By John Morales | February 3, 2021

bird in flight at dawn in marshLandmark environmental legislation was severely weakened in the final two weeks of Trump’s presidency—including the seminal Migratory Bird Treaty Act of 1918. Image courtesy of Dae Jeung Kim/Pixabay

I’ve been communicating about climate change and advocating for climate action for nearly a quarter century. So it should come as no surprise that I was largely—though not entirely—satisfied with what transpired in Washington on January 27th, the so-called “Climate Day” at the White House.

In the series of Executive Orders signed that day and the preceding seven, President Biden addressed much more than the climate crisis. The first orders, signed within hours of being sworn in, included a directive for the United States to rejoin the Paris Climate Accords, and a freezing (or reversal) of rules passed in the final days of the Trump presidency. The latter is an important step to reverse the weakening of decades-long regulations that had boosted conservation and protected the environment, such as the Clean Water Act and the Migratory Bird Treaty Act. Federal agencies were also instructed to review and potentially overturn more than 100 regulatory rollbacks, including the blunting of the Magna Carta of US environmental laws, the National Environmental Protection Act—which created today’s EPA.

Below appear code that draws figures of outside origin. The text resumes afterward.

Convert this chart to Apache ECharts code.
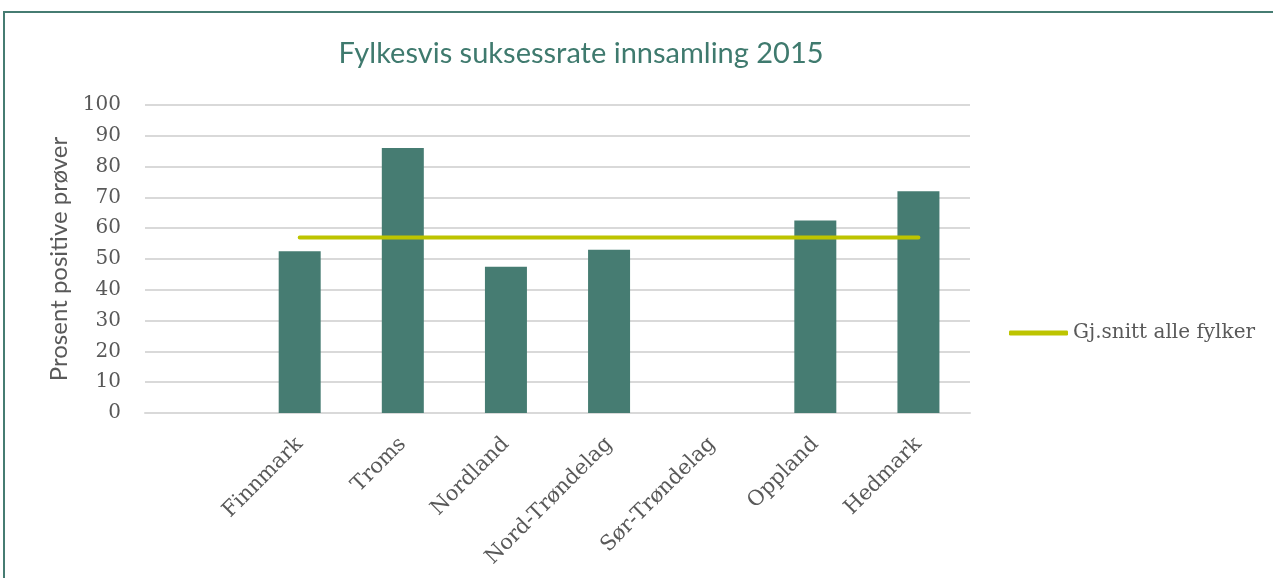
<!DOCTYPE html>
<html>
<head>
<meta charset="utf-8">
<script src="https://cdn.jsdelivr.net/npm/echarts@6/dist/echarts.min.js"></script>
<style>
  html, body { margin: 0; padding: 0; background: #fff; }
  #chart { width: 1273px; height: 578px; }
</style>
</head>
<body>
<div id="chart"></div>
<script>
// first slot is an empty category in the original sheet
const categories = ['', 'Finnmark', 'Troms', 'Nordland', 'Nord-Trøndelag', 'Sør-Trøndelag', 'Oppland', 'Hedmark'];
const successRate = [null, 52.5, 86, 47.5, 53, null, 62.5, 72];
const average = [null, 57, 57, 57, 57, 57, 57, 57];
const yTicks = [0, 100, 10];

const serif = '"DejaVu Serif", "Liberation Serif", serif';
const sans = 'Lato, "Open Sans", sans-serif';
const textColor = '#595959';

const chart = echarts.init(document.getElementById('chart'));

const option = {
  animation: false,
  title: {
    text: 'Fylkesvis suksessrate innsamling 2015',
    left: 576,
    top: 34,
    textAlign: 'center',
    textStyle: {
      fontFamily: sans,
      fontWeight: 'normal',
      fontSize: 29,
      color: '#3f7a6e'
    }
  },
  graphic: [{
    type: 'rect',
    shape: { x: 4, y: 12, width: 1300, height: 600 },
    style: { fill: 'none', stroke: '#467c72', lineWidth: 2 },
    silent: true
  }],
  legend: {
    left: 1004,
    top: 318,
    orient: 'vertical',
    data: [{ name: 'Gj.snitt alle fylker', icon: 'roundRect' }],
    itemWidth: 59,
    itemHeight: 5,
    textStyle: { fontFamily: serif, fontSize: 20, color: textColor }
  },
  grid: { left: 145, right: 303, top: 105, bottom: 165 },
  xAxis: {
    type: 'category',
    data: categories,
    axisLine: { lineStyle: { color: '#d9d9d9', width: 2 } },
    axisTick: { show: false },
    axisLabel: {
      rotate: 45,
      interval: 0,
      margin: 28,
      fontFamily: serif,
      fontSize: 21,
      color: textColor
    }
  },
  yAxis: {
    type: 'value',
    min: yTicks[0],
    max: yTicks[1],
    interval: yTicks[2],
    name: 'Prosent positive prøver',
    nameLocation: 'middle',
    nameGap: 74,
    nameTextStyle: {
      fontFamily: sans,
      fontSize: 24,
      color: textColor
    },
    axisLine: { show: false },
    axisTick: { show: false },
    axisLabel: { fontFamily: serif, fontSize: 20, color: textColor, margin: 24 },
    splitLine: { lineStyle: { color: '#d9d9d9', width: 2 } }
  },
  series: [
    {
      name: 'Suksessrate',
      type: 'bar',
      data: successRate,
      barWidth: 42,
      itemStyle: { color: '#467c72' }
    },
    {
      name: 'Gj.snitt alle fylker',
      type: 'line',
      data: average,
      symbol: 'none',
      lineStyle: { color: '#bdc400', width: 4, cap: 'round' },
      itemStyle: { color: '#bdc400' }
    }
  ]
};

chart.setOption(option);
window.addEventListener('resize', () => chart.resize());
</script>
</body>
</html>
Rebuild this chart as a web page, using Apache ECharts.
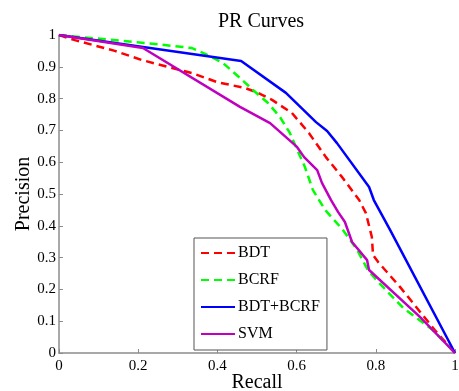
<!DOCTYPE html>
<html>
<head>
<meta charset="utf-8">
<script src="https://cdn.jsdelivr.net/npm/echarts@6/dist/echarts.min.js"></script>
<style>
  html, body { margin: 0; padding: 0; background: #fff; }
  #chart { width: 459px; height: 391px; }
</style>
</head>
<body>
<div id="chart"></div>
<script>
const chartDom = document.getElementById('chart');
const myChart = echarts.init(chartDom);

// PR curve points
const bdtRecall = [0, 0.04, 0.141, 0.21, 0.336, 0.399, 0.47, 0.497, 0.538, 0.588, 0.631, 0.674, 0.715, 0.758, 0.775, 0.79, 0.793, 0.806, 0.861, 0.949, 1];
const bdtPrecision = [1, 0.984, 0.95, 0.921, 0.88, 0.852, 0.833, 0.821, 0.796, 0.755, 0.692, 0.616, 0.553, 0.481, 0.44, 0.365, 0.308, 0.286, 0.208, 0.072, 0];

const bcrfRecall = [0, 0.217, 0.336, 0.376, 0.414, 0.457, 0.49, 0.528, 0.558, 0.583, 0.604, 0.621, 0.641, 0.672, 0.717, 0.753, 0.78, 0.806, 0.869, 0.944, 1];
const bcrfPrecision = [1, 0.975, 0.959, 0.937, 0.912, 0.865, 0.827, 0.786, 0.742, 0.692, 0.632, 0.585, 0.513, 0.45, 0.387, 0.324, 0.261, 0.223, 0.142, 0.072, 0];

const bothRecall = [0, 0.46, 0.573, 0.649, 0.677, 0.702, 0.783, 0.795, 0.836, 0.859, 1];
const bothPrecision = [1, 0.918, 0.818, 0.726, 0.698, 0.66, 0.522, 0.481, 0.387, 0.333, 0];

const svmRecall = [0, 0.212, 0.457, 0.533, 0.601, 0.619, 0.652, 0.664, 0.687, 0.705, 0.722, 0.74, 0.778, 0.783, 0.912, 1];
const svmPrecision = [1, 0.959, 0.774, 0.723, 0.648, 0.616, 0.575, 0.535, 0.481, 0.443, 0.412, 0.349, 0.292, 0.261, 0.113, 0];

const xTicks = [0, 0.2, 0.4, 0.6, 0.8, 1];
const yTicks = [0, 0.1, 0.2, 0.3, 0.4, 0.5, 0.6, 0.7, 0.8, 0.9, 1];

const serif = 'Liberation Serif';

function pairs(xs, ys) {
  return xs.map((x, i) => [x, ys[i]]);
}

function curve(name, xs, ys, color, dashed) {
  return {
    name: name,
    type: 'line',
    data: pairs(xs, ys),
    symbol: 'none',
    showSymbol: false,
    animation: false,
    lineStyle: { color: color, width: 2.5, type: dashed ? [8, 5] : 'solid' },
    itemStyle: { color: color }
  };
}

const axisCommon = {
  type: 'value',
  min: 0,
  max: 1,
  axisLine: { show: true, lineStyle: { color: '#8c8c8c', width: 1.5 } },
  axisTick: { show: true, inside: true, length: 4, lineStyle: { color: '#8c8c8c' } },
  splitLine: { show: false },
  axisLabel: { fontFamily: serif, fontSize: 15, color: '#000' },
  nameLocation: 'middle',
  nameMoveOverlap: false,
  nameTextStyle: { fontFamily: serif, fontSize: 20, color: '#000' }
};

const option = {
  backgroundColor: '#fff',
  animation: false,
  title: {
    text: 'PR Curves',
    left: 213,
    top: 7,
    textStyle: { fontFamily: serif, fontSize: 20, fontWeight: 'normal', color: '#000' }
  },
  legend: {
    orient: 'vertical',
    left: 194,
    top: 238,
    padding: [7, 7, 8, 6],
    itemWidth: 34,
    itemHeight: 14,
    itemGap: 11,
    backgroundColor: '#fff',
    borderColor: '#555',
    borderWidth: 1,
    itemStyle: { opacity: 0 },
    textStyle: { fontFamily: serif, fontSize: 16, color: '#000', padding: [0, 0, 0, -2] },
    data: ['BDT', 'BCRF', 'BDT+BCRF', 'SVM']
  },
  grid: { left: 59, right: 4, top: 35, bottom: 38, containLabel: false, outerBoundsMode: 'none' },
  xAxis: Object.assign({}, axisCommon, {
    interval: 0.2,
    name: 'Recall',
    nameGap: 20,
    axisLabel: Object.assign({}, axisCommon.axisLabel, {
      margin: 6,
      formatter: v => xTicks.includes(+v.toFixed(1)) ? String(+v.toFixed(1)) : ''
    })
  }),
  yAxis: Object.assign({}, axisCommon, {
    interval: 0.1,
    name: 'Precision',
    nameGap: 25,
    axisLabel: Object.assign({}, axisCommon.axisLabel, {
      margin: 3,
      formatter: v => yTicks.includes(+v.toFixed(1)) ? String(+v.toFixed(1)) : ''
    })
  }),
  series: [
    curve('BDT', bdtRecall, bdtPrecision, '#ff0000', true),
    curve('BCRF', bcrfRecall, bcrfPrecision, '#00ff00', true),
    curve('BDT+BCRF', bothRecall, bothPrecision, '#0000ff', false),
    curve('SVM', svmRecall, svmPrecision, '#bf00bf', false)
  ]
};

myChart.setOption(option);
</script>
</body>
</html>
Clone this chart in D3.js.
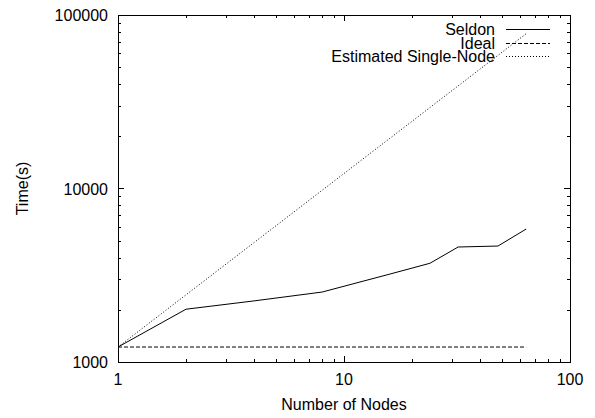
<!DOCTYPE html>
<html>
<head>
<meta charset="utf-8">
<script src="https://cdn.jsdelivr.net/npm/d3@7"></script>
<style>
body { margin: 0; background: #fff; }
text { font-family: "Liberation Sans", Arial, sans-serif; font-size: 16px; fill: #000; }
</style>
</head>
<body>
<script>
var width = 595;
var height = 418;
var margin = {left: 118, right: 25, top: 15, bottom: 56};

var nodes = [1, 2, 4, 8, 16, 24, 32, 48, 64];
var seldon = [1220, 2015, 2250, 2530, 3215, 3707, 4600, 4660, 5840];
var ideal = [1220, 1220, 1220, 1220, 1220, 1220, 1220, 1220, 1220];
var estimated = [1220, 2440, 4880, 9760, 19520, 29280, 39040, 58560, 78080];

var seriesNames = ["Seldon", "Ideal", "Estimated Single-Node"];
var seriesDash = ["none", "4,2", "1,2"];
var xTicks = [1, 10, 100];
var yTicks = [1000, 10000, 100000];

var svg = d3.select("body").append("svg")
    .attr("width", width)
    .attr("height", height);

var x = d3.scaleLog()
    .domain([1, 100])
    .range([margin.left, width - margin.right]);
var y = d3.scaleLog()
    .domain([1000, 100000])
    .range([height - margin.bottom, margin.top]);

var x0 = x.range()[0], x1 = x.range()[1];
var y0 = y.range()[0], y1 = y.range()[1];

// minor ticks
var xMinor = [];
var yMinor = [];
for (var d = 1; d < 100; d *= 10) {
    for (var k = 2; k < 10; k++) xMinor.push(d * k);
}
for (var d = 1000; d < 100000; d *= 10) {
    for (var k = 2; k < 10; k++) yMinor.push(d * k);
}

var ticks = svg.append("g").attr("stroke", "#000").attr("stroke-width", 1);

xMinor.forEach(function(v) {
    var px = Math.round(x(v)) + 0.5;
    ticks.append("line").attr("x1", px).attr("x2", px).attr("y1", y0).attr("y2", y0 - 3);
    ticks.append("line").attr("x1", px).attr("x2", px).attr("y1", y1).attr("y2", y1 + 3);
});
xTicks.forEach(function(v) {
    var px = Math.round(x(v)) + 0.5;
    ticks.append("line").attr("x1", px).attr("x2", px).attr("y1", y0).attr("y2", y0 - 6);
    ticks.append("line").attr("x1", px).attr("x2", px).attr("y1", y1).attr("y2", y1 + 6);
});
yMinor.forEach(function(v) {
    var py = Math.round(y(v)) + 0.5;
    ticks.append("line").attr("x1", x0).attr("x2", x0 + 3).attr("y1", py).attr("y2", py);
    ticks.append("line").attr("x1", x1).attr("x2", x1 - 3).attr("y1", py).attr("y2", py);
});
yTicks.forEach(function(v) {
    var py = Math.round(y(v)) + 0.5;
    ticks.append("line").attr("x1", x0).attr("x2", x0 + 6).attr("y1", py).attr("y2", py);
    ticks.append("line").attr("x1", x1).attr("x2", x1 - 6).attr("y1", py).attr("y2", py);
});

// tick labels
svg.selectAll(".xlab").data(xTicks).enter().append("text")
    .attr("x", function(v) { return x(v); })
    .attr("y", y0 + 23)
    .attr("text-anchor", "middle")
    .text(function(v) { return v; });
svg.selectAll(".ylab").data(yTicks).enter().append("text")
    .attr("x", x0 - 10)
    .attr("y", function(v) { return y(v) + 6; })
    .attr("text-anchor", "end")
    .text(function(v) { return v; });

// axis titles
svg.append("text")
    .attr("x", (x0 + x1) / 2)
    .attr("y", 410)
    .attr("text-anchor", "middle")
    .text("Number of Nodes");
svg.append("text")
    .attr("transform", "translate(28," + ((y0 + y1) / 2) + ") rotate(-90)")
    .attr("text-anchor", "middle")
    .text("Time(s)");

// lines
var line = d3.line()
    .x(function(d) { return x(d[0]); })
    .y(function(d) { return y(d[1]); });

var allSeries = [seldon, ideal, estimated];
allSeries.forEach(function(vals, i) {
    svg.append("path")
        .datum(nodes.map(function(n, j) { return [n, vals[j]]; }))
        .attr("d", line)
        .attr("fill", "none")
        .attr("stroke", "#000")
        .attr("stroke-width", 1)
        .attr("stroke-dasharray", seriesDash[i]);
});

// legend (rows overlap slightly, as in the original)
seriesNames.forEach(function(name, i) {
    var ly = 29 + i * 13.5;
    svg.append("text")
        .attr("x", 495)
        .attr("y", ly + 6)
        .attr("text-anchor", "end")
        .text(name);
    svg.append("line")
        .attr("x1", 506).attr("x2", 550)
        .attr("y1", Math.round(ly) + 0.5).attr("y2", Math.round(ly) + 0.5)
        .attr("stroke", "#000")
        .attr("stroke-width", 1)
        .attr("stroke-dasharray", seriesDash[i]);
});

// frame
svg.append("rect")
    .attr("x", x0 + 0.5)
    .attr("y", y1 + 0.5)
    .attr("width", x1 - x0)
    .attr("height", y0 - y1)
    .attr("fill", "none")
    .attr("stroke", "#000")
    .attr("stroke-width", 1);
</script>
</body>
</html>
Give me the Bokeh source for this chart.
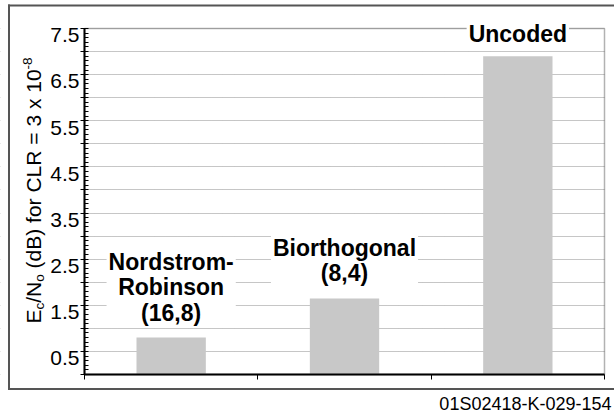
import math
from bokeh.plotting import figure
from bokeh.models import (Range1d, SingleIntervalTicker, FixedTicker,
                          CustomJSTickFormatter, Label, BoxAnnotation)
from bokeh.embed import file_html
from bokeh.resources import INLINE

# ---- data ----
categories = ["Nordstrom-\nRobinson\n(16,8)", "Biorthogonal\n(8,4)", "Uncoded"]
values = [0.8, 1.65, 6.9]
y_max = 7.5
y_tick_step = 0.5
footer_text = "01S02418-K-029-154"

# ---- layout (page == canvas pixels) ----
W, H = 614, 412
PL, PT, PR, PB = 84, 28, 604, 374          # plot-area edges
FONT = "Liberation Sans"
n = len(categories)
xs_per = (PR - PL) / n
ys_per = (PB - PT) / y_max
x_range = Range1d(-PL / xs_per, n + (W - PR) / xs_per)
y_range = Range1d(-(H - PB) / ys_per, y_max + PT / ys_per)

p = figure(width=W, height=H, output_backend="svg", toolbar_location=None,
           x_range=x_range, y_range=y_range,
           min_border_left=0, min_border_top=0,
           min_border_right=0, min_border_bottom=0)
p.background_fill_color = "white"
p.border_fill_color = "white"
p.outline_line_color = None

# grid
p.xgrid.visible = False
p.ygrid.ticker = SingleIntervalTicker(interval=y_tick_step, num_minor_ticks=0)
p.ygrid.grid_line_color = "#8c8c8c"
p.ygrid.grid_line_dash = "1 1"
p.ygrid.grid_line_width = 1

# white masks outside the plot area (keep grid inside only)
for kw in (dict(right=0), dict(left=n), dict(top=0), dict(bottom=y_max)):
    p.add_layout(BoxAnnotation(**kw, fill_color="white", fill_alpha=1,
                               line_alpha=0, level="underlay"))
# plot-area border
p.add_layout(BoxAnnotation(left=0, right=n, bottom=0, top=y_max, fill_alpha=0,
                           line_color="black", line_width=1.5, level="underlay"))

# y axis
p.yaxis.fixed_location = 0
p.yaxis.bounds = (0, y_max)
p.yaxis.ticker = SingleIntervalTicker(interval=y_tick_step, num_minor_ticks=5)
p.yaxis.formatter = CustomJSTickFormatter(
    code="return (Math.round(tick*2) % 2 === 1) ? '\\n' + tick.toFixed(1) : '';")
p.yaxis.major_label_text_font = FONT
p.yaxis.major_label_text_font_size = "21px"
p.yaxis.major_label_text_line_height = 0.55
p.yaxis.major_label_text_color = "black"
p.yaxis.major_label_standoff = 1
p.yaxis.major_tick_in = 3
p.yaxis.major_tick_out = 4
p.yaxis.minor_tick_in = 4
p.yaxis.minor_tick_out = 0
p.yaxis.axis_line_width = 2
p.yaxis.axis_line_color = "black"
p.yaxis.major_tick_line_color = "black"
p.yaxis.minor_tick_line_color = "black"

# x axis
p.xaxis.fixed_location = 0
p.xaxis.bounds = (0, n)
p.xaxis.ticker = FixedTicker(ticks=list(range(n + 1)), minor_ticks=[])
p.xaxis.formatter = CustomJSTickFormatter(code="return '';")
p.xaxis.major_tick_in = 0
p.xaxis.major_tick_out = 5
p.xaxis.axis_line_width = 2
p.xaxis.axis_line_color = "black"
p.xaxis.major_tick_line_color = "black"
p.xaxis.major_label_text_font_size = "1px"

# bars
xs = [i + 0.5 for i in range(n)]
p.vbar(x=xs, top=values, width=0.4, fill_color="#c8c8c8", line_color=None)

# outer frame (top, left, bottom edges; right edge lies beyond the page)
FRAME = "#555555"
for l, r, t, b in ((7.5, W + 20, 4, 6), (7.5, 9.5, 4, 389.5), (7.5, W + 20, 387.5, 389.5)):
    p.add_layout(BoxAnnotation(left=l, right=r, top=t, bottom=b,
                               left_units="canvas", right_units="canvas",
                               top_units="canvas", bottom_units="canvas",
                               fill_color=FRAME, fill_alpha=1, line_alpha=0))

# bar labels
offs = [10, 10, 7]
for i, (c, v) in enumerate(zip(categories, values)):
    p.add_layout(Label(x=xs[i], y=v, y_offset=offs[i], text=c,
                       text_align="center", text_baseline="bottom",
                       text_font=FONT, text_font_style="bold",
                       text_font_size="23px", text_line_height=0.97,
                       text_color="black",
                       background_fill_color="white", padding=2))

# y-axis title with sub/superscripts (rotated)
pieces = [("E", 21, 0), ("c", 13.5, 5.5), ("/N", 21, 0), ("o", 13.5, 5.5),
          (" (dB) for CLR = 3 x 10", 21, 0), ("-8", 13.5, -6.5)]
adv = {"E": .667, "c": .5, "/": .278, "N": .722, "o": .556, " ": .278, "(": .333,
       "d": .556, "B": .667, ")": .333, "f": .278, "r": .333, "C": .722, "L": .556,
       "R": .722, "=": .584, "3": .556, "x": .5, "1": .556, "0": .556, "-": .333,
       "8": .556}
base_x = 33.0
cy = 323.0
for txt, size, shift in pieces:
    lead = len(txt) - len(txt.lstrip(" "))
    cy -= lead * adv[" "] * size
    body = txt.strip(" ")
    p.add_layout(Label(x=base_x + shift, y=cy, x_units="canvas", y_units="canvas",
                       text=body, angle=math.pi / 2, text_align="left",
                       text_baseline="alphabetic", text_font=FONT,
                       text_font_size=f"{size}px", text_color="black"))
    cy -= sum(adv[ch] for ch in body) * size

# footer
p.add_layout(Label(x=611, y=403, x_units="canvas", y_units="canvas",
                   text=footer_text, text_align="right", text_baseline="alphabetic",
                   text_font=FONT, text_font_size="18px", text_color="black"))

open("out.html", "w").write(file_html(p, INLINE))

Biden’s Executive Orders are all well and good, and a strong start to any attempt to deal rationally but urgently with the crisis that is upon us. But if climate change is indeed a crisis, then should President Biden invoke the federal National Emergencies Act, as some have called for? This would give him sweeping powers to do things such as, say, redirect funds from the border wall to fund green energy construction projects. But such emergency powers compromise the health of our democracy, and in effect act as an attempted end-run around Congress. And they are not a real, long-term solution; instead, the answer(s) lie in a multi-pronged approach that use the legislative system and the federal government’s powers to permanently embed climate goals across all aspects of policy, in tandem with other goals such as conserving the environment, defending our nation’s security, and striving for environmental justice.

Let us look at each of these related goals in turn.

Conservation contributes to the mitigation of global warming. That’s why these and other executive orders signed by President Biden are well-aligned with climate goals. Following a global push to conserve 30 percent of lands and oceans by 2030, the President signed off on our own 30×30 conservation target to protect American land and water for future generations. He directed agencies to create a Civilian Climate Corps that would “put a new generation of Americans to work conserving and restoring public lands and waters.” Biden also revoked the permit for the yet-to-be-completed portion of the Keystone XL oil pipeline from the Canadian tar sands to Oklahoma, issued a moratorium on new oil and gas leases in the Arctic National Wildlife Refuge, and asked the Interior Department to review the boundaries of the Bears Ears and Grand Staircase-Escalante national monuments in Utah, which Trump had shrunk so as to allow for industrial development.

Defending our nation’s security. The directives signed on Climate Day are overarching. First, President Biden restored climate change as a matter of national security. The Trump administration had removed climate change from the list of national security threats in 2017. Trump had also downsized the White House Office of Science and Technology Policy by two-thirds. By signing the Presidential Memorandum on Scientific Integrity and Evidence-Based Policymaking, Biden elevated the new directorship of the Office of Science and Technology Policy to a Cabinet-level position and charged this new science advisor with ensuring “scientific integrity across federal agencies.” The President also reestablished the President’s Council of Advisors on Science and Technology, which will advise “on policy that affects science, technology and innovation.”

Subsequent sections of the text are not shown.